Marc Naughton - EVP and CFO
Yes, this is Marc. The international component today is fairly small. It is just getting to get some traction. We collocate data centers in-country for hosting in the various countries, because a lot of them don't let their data go across their boundaries. But there is a much lower level of infrastructure investment than there is in the US.
A lot of the uptake is many of the new clients that get signed opt to do managed services with their initial contract. So there is that component. As our existing clients that are hosted do have acquisitions and expand their scope, that scope expansion not only applies to software, and implementation services, and all those other elements; it applies to their hosting infrastructure, as well.
So very few of our clients are just staying static and not growing. So that the business naturally grows. And then, obviously, the new clients that opt to do managed services immediately add to that number as well.
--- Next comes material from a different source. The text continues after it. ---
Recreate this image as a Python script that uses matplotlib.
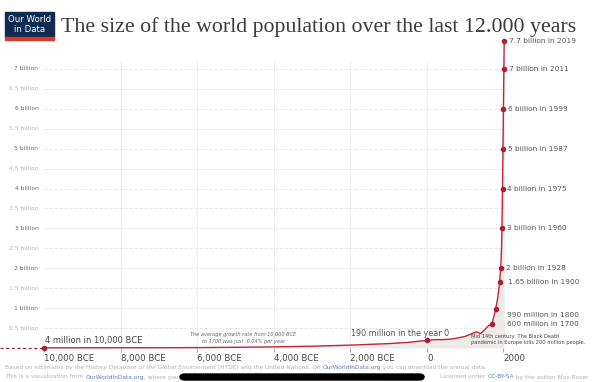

So that is why we are able to see growth, both in the base and with new clients there.
Neal Patterson - Chairman, CEO, and Co-Founder
This is Neal. Why don't I just wrap up here?
So 2013 we just basically wrapped that. It was a good year. So as an entrepreneur, and where this started at the kitchen table, having $1 billion of bookings in one quarter is certainly impresses me.
You all know what we do is very hard, complex, and at times can be very ambiguous. Your questions support that.
I think we all know that we have -- Cerner has plenty of things to improve. And while we are doing very good, we could be doing better. And I assure you, as a team we are focused very much on being better.
We are also, though, focused on -- whereas we focus on being better in the present, we also instinctively want to basically skate to where the puck is going. The Population Health investments that we are making -- we do certainly believe that that we'll be, by the end of the decade, a lot of healthcare organizations being responsible for the health of their population, and their business models will have changed.
I don't think we are quite at that trigger point. When the US figures out an alternative to fee for service, that will be -- the market will move in a fairly significant way, and it will be a major market at that point. So we expect to help facilitate that move and be there when it happens.
So broadly, we think healthcare will change significantly over the rest of this decade. We think information technology is the biggest lever to implement change in healthcare. And we think we can -- we will be involved in significantly redefining how healthcare works.
So we're going to continue to be bold. We will see you at HIMSS in the very near future. Thank you very much. Have a good evening.